A downside to all this e-business progress, however, is that companies have not bothered to integrate the applications they have been building, which has added greatly to the complexity and cost of administering IT. Since applications are neither centrally managed or integrated, end users like employees have multiple sign-ons to the same enterprise, which accounts for all those IDs and passwords we carry around in our heads, and keep forgetting. Help desks now spend much of their time giving out passwords, instead of adding real value to the enterprise.

Add to this situation three more layers of complexity: companies have to keep track of all the new users entering the enterprise, along with which applications they have a right to access; these applications often run on different computing platforms with their own security requirements; and the cast of users keeps changing daily. The end result is a situation in which companies are hard pressed to know who is accessing the business for what legitimate purposes.
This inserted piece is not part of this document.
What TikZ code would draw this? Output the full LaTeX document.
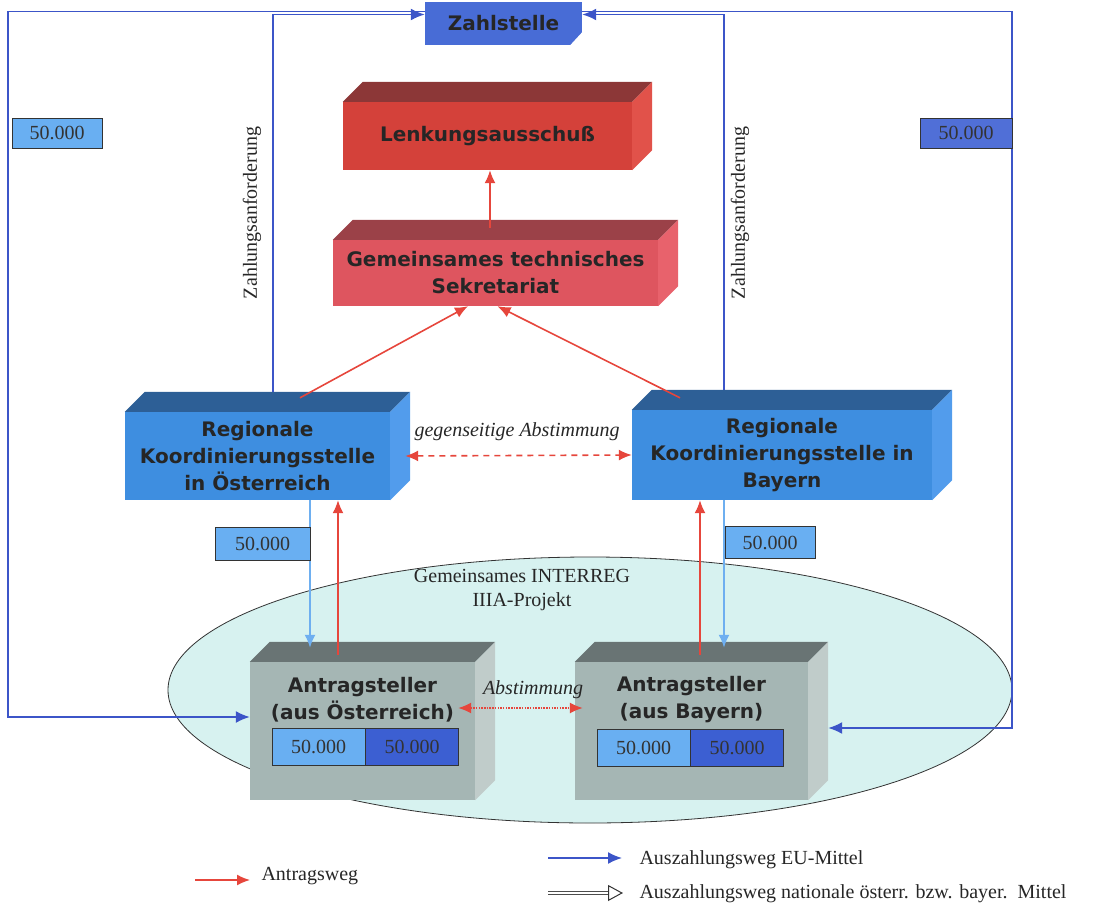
\documentclass[tikz,border=0pt]{standalone}
\usepackage{fontspec}
\setmainfont{Liberation Serif}
\newfontfamily\boxfont{DejaVu Sans}
\usepackage{xcolor}
\usetikzlibrary{arrows.meta,shapes.geometric,positioning,calc}

\definecolor{zahlblau}{RGB}{72,108,214}
\definecolor{eublau}{RGB}{60,85,200}
\definecolor{hellblau}{RGB}{110,175,240}
\definecolor{betraghell}{RGB}{105,175,242}
\definecolor{betragdunkel}{RGB}{60,95,210}
\definecolor{antragrot}{RGB}{230,70,60}
\definecolor{lenkfront}{RGB}{212,65,58}
\definecolor{lenktop}{RGB}{140,55,55}
\definecolor{lenkside}{RGB}{225,82,74}
\definecolor{sekrfront}{RGB}{222,85,95}
\definecolor{sekrtop}{RGB}{155,65,72}
\definecolor{sekrside}{RGB}{232,98,108}
\definecolor{regfront}{RGB}{62,142,224}
\definecolor{regtop}{RGB}{45,95,150}
\definecolor{regside}{RGB}{82,156,236}
\definecolor{grfront}{RGB}{165,182,180}
\definecolor{grtop}{RGB}{105,116,116}
\definecolor{grside}{RGB}{192,204,202}
\definecolor{projekt}{RGB}{215,242,240}

\tikzset{
  quader/.style={rectangle, inner sep=2pt, align=center, text=black!85,
    font=\boxfont\bfseries\fontsize{20}{27}\selectfont},
  betrag/.style={rectangle, draw=black!80, line width=0.6pt, inner sep=0pt,
    minimum width=93pt, minimum height=37pt, text=black!80,
    font=\fontsize{20}{24}\selectfont},
  antrag/.style={draw=antragrot, line width=1.6pt, -{Latex[length=13pt,width=11pt]}},
  euweg/.style={draw=eublau, line width=1.6pt, -{Latex[length=14pt,width=12pt]}},
  natweg/.style={draw=hellblau, line width=1.6pt, -{Latex[length=13pt,width=11pt]}},
  beschrift/.style={text=black!85, font=\fontsize{20}{24}\selectfont},
}

% top and side of a 3d box
\newcommand{\quaderseiten}[3]{%
  \fill[#2] (#1.north west) -- ++(20,-20) -- ($(#1.north east)+(20,-20)$) -- (#1.north east) -- cycle;
  \fill[#3] (#1.north east) -- ++(20,-20) -- ($(#1.south east)+(20,-20)$) -- (#1.south east) -- cycle;
}

\begin{document}
\begin{tikzpicture}[x=1pt,y=-1pt]
    \useasboundingbox (0,0) rectangle (1094,912);

    % Projekt
    \node[ellipse, draw=black!80, line width=0.8pt, fill=projekt, minimum width=844, minimum height=266] (proj) at (590,690) {};
    \node[beschrift, align=center] (projtext) at (522,590) {Gemeinsames INTERREG\\IIIA-Projekt};

    % Zahlstelle
    \node[quader, fill=zahlblau, minimum width=157, minimum height=43] (zs) at (503.5,23.5) {Zahlstelle};
    \fill[white] (zs.south east) -- ++(0,-13) -- ++(-12,13) -- cycle;

    % Lenkungsausschuss and Sekretariat
    \node[quader, fill=lenkfront, minimum width=289, minimum height=68] (lenk) at (487.5,136) {Lenkungsausschuß};
    \quaderseiten{lenk}{lenktop}{lenkside}
    \node[quader, fill=sekrfront, minimum width=325, minimum height=66] (sekr) at (495.5,273) {Gemeinsames technisches\\Sekretariat};
    \quaderseiten{sekr}{sekrtop}{sekrside}

    % Regionale Koordinierungsstellen
    \node[quader, fill=regfront, minimum width=265, minimum height=88] (rkoe) at (257.5,456) {Regionale\\Koordinierungsstelle\\in Österreich};
    \quaderseiten{rkoe}{regtop}{regside}
    \node[quader, fill=regfront, minimum width=300, minimum height=90] (rkby) at (782,455) {Regionale\\Koordinierungsstelle in\\Bayern};
    \quaderseiten{rkby}{regtop}{regside}

    % Antragsteller
    \node[quader, fill=grfront, minimum width=225, minimum height=138] (antoe) at (362.5,731) {};
    \quaderseiten{antoe}{grtop}{grside}
    \node[quader] (antoetext) at (362.5,700) {Antragsteller\\(aus Österreich)};
    \node[betrag, fill=betraghell] (antoe1) at (318.5,747) {50.000};
    \node[betrag, fill=betragdunkel, right=0pt of antoe1] (antoe2) {50.000};

    \node[quader, fill=grfront, minimum width=233, minimum height=138] (antby) at (691.5,731) {};
    \quaderseiten{antby}{grtop}{grside}
    \node[quader] (antbytext) at (691.5,700) {Antragsteller\\(aus Bayern)};
    \node[betrag, fill=betraghell] (antby1) at (643.5,748) {50.000};
    \node[betrag, fill=betragdunkel, right=0pt of antby1] (antby2) {50.000};

    % Antragsweg
    \draw[antrag] ([xshift=-5.5pt,yshift=12pt]sekr.north) -- ([xshift=2.5pt]lenk.south);
    \draw[antrag] ([xshift=42.5pt,yshift=14pt]rkoe.north) -- ([xshift=-27.5pt]sekr.south);
    \draw[antrag] ([xshift=-102pt,yshift=12pt]rkby.north) -- ([xshift=2pt]sekr.south);
    \draw[antrag] ([xshift=-24.5pt,yshift=7pt]antoe.north) -- ([xshift=80.5pt]rkoe.south);
    \draw[antrag] ([xshift=8.5pt,yshift=7pt]antby.north) -- ([xshift=-82pt]rkby.south);

    % Abstimmung
    \draw[antrag, {Latex[length=13pt,width=11pt]}-{Latex[length=13pt,width=11pt]}, dash pattern=on 6pt off 5pt] ([xshift=15pt]rkoe.east) -- (rkby.west);
    \node[beschrift, font=\itshape\fontsize{20}{24}\selectfont] (abst1) at (517,432) {gegenseitige Abstimmung};
    \draw[antrag, line width=1.4pt, {Latex[length=13pt,width=11pt]}-{Latex[length=13pt,width=11pt]}, dash pattern=on 1.5pt off 1.2pt] ([xshift=-17pt,yshift=23pt]antoe.east) -- ([xshift=8pt,yshift=23pt]antby.west);
    \node[beschrift, font=\itshape\fontsize{20}{24}\selectfont] (abst2) at (533,690) {Abstimmung};

    % Zahlungsanforderung
    \draw[euweg] ([xshift=15.5pt,yshift=20pt]rkoe.north) |- ([yshift=9pt]zs.west);
    \draw[euweg] ([xshift=-58pt,yshift=20pt]rkby.north) |- ([yshift=9pt]zs.east);
    \node[beschrift, rotate=90] (zaoe) at (252,213) {Zahlungsanforderung};
    \node[beschrift, rotate=90] (zaby) at (740,213) {Zahlungsanforderung};

    % Auszahlung EU-Mittel
    \coordinate (eckelu) at (8,717);
    \coordinate (eckeru) at (1012,728);
    \draw[euweg] ([yshift=12pt]zs.west) -| (eckelu) -- ([yshift=14pt]antoe.west);
    \draw[euweg] ([yshift=12pt]zs.east) -| (eckeru) -- ([xshift=20pt,yshift=3pt]antby.east);
    \node[betrag, fill=betraghell, minimum width=90, minimum height=30] (euoe) at (57,133) {50.000};
    \node[betrag, fill=betragdunkel!90!white, minimum width=92, minimum height=30] (euby) at (966,133) {50.000};

    % nationale Mittel
    \draw[natweg] ([xshift=52.5pt]rkoe.south) -- ([xshift=-52.5pt,yshift=14pt]antoe.north);
    \draw[natweg] ([xshift=-58pt]rkby.south) -- ([xshift=32.5pt,yshift=14pt]antby.north);
    \node[betrag, fill=betraghell, minimum width=95, minimum height=33] (natoe) at (262.5,543.5) {50.000};
    \node[betrag, fill=betraghell, minimum width=90, minimum height=32] (natby) at (770,542.5) {50.000};

    % Legende
    \coordinate (lrot1) at (195,880);
    \coordinate (lrot2) at (250,880);
    \coordinate (lblau1) at (548,858);
    \coordinate (lblau2) at (622,858);
    \coordinate (lnat1) at (548,893);
    \coordinate (lnatm) at (608,893);
    \coordinate (lnat2) at (623,893);
    \draw[antrag] (lrot1) -- (lrot2);
    \node[beschrift, anchor=west] (lrottext) at (258,876) {Antragsweg};
    \draw[euweg] (lblau1) -- (lblau2);
    \node[beschrift, anchor=west] (lblautext) at (636,860) {Auszahlungsweg EU-Mittel};
    \draw[black!70, line width=1pt, double=white, double distance=2.5pt] (lnat1) -- ([xshift=1pt]lnatm);
    \draw[black!80, line width=1pt, -{Triangle[open,length=15pt,width=16pt]}] (lnatm) -- (lnat2);
    \node[beschrift, anchor=west] (lnattext) at (636,894) {Auszahlungsweg nationale österr. bzw. bayer.\ \ Mittel};
\end{tikzpicture}
\end{document}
A way out of this endless complexity is to create a centralized, integrated IT infrastructure that serves everyone's purpose. Users can get a single sign-on to all the applications they need to access, and the enterprise can get a flexible, low-cost way to keep user authorizations fully updated while ensuring maximum business control.

This kind of security solution is being implemented now at one of the world's leading international food retailers, with more than 8,500 supermarkets worldwide. They are building an e-business infrastructure for more than 420,000 users that is adapted to the unique business requirements of all the people tied to their enterprise -- from employees, to customers, suppliers and everyone else. They will have a single sign-on to the parts of the business they need to do their jobs, and these access rights can be modified easily as their job requirements change.

Moreover, as employees leave the company, they will be able to remove access rights in real time, while maintaining employee access to things like health and pension benefits that are required by law. Similar flexibility will be available to administer access rights for all their other end users. This new centralized infrastructure is designed to save millions of dollars in administering its store operations, at the same time it is designed to enable them to increase their business control of these operations.

And that's important because at the end of the day, IT security is not about setting up unnecessary roadblocks to business activity; it's about enabling people to do the things they need to do to be successful. Security must become a business enabler, not an inhibitor. The Internet and e-business have changed how we do business forever. It's now time to complete the transformation by reducing the complexity and cost of running an e-business. The security tools are well at hand to do that.

Dr. Arvind Krishna is the vice president of security products for Tivoli Software at IBM. He joined IBM in 1990, and since then has held executive, technical management, and research positions in the areas of Web infrastructure, network and computer security, wireless networks and distributed computing.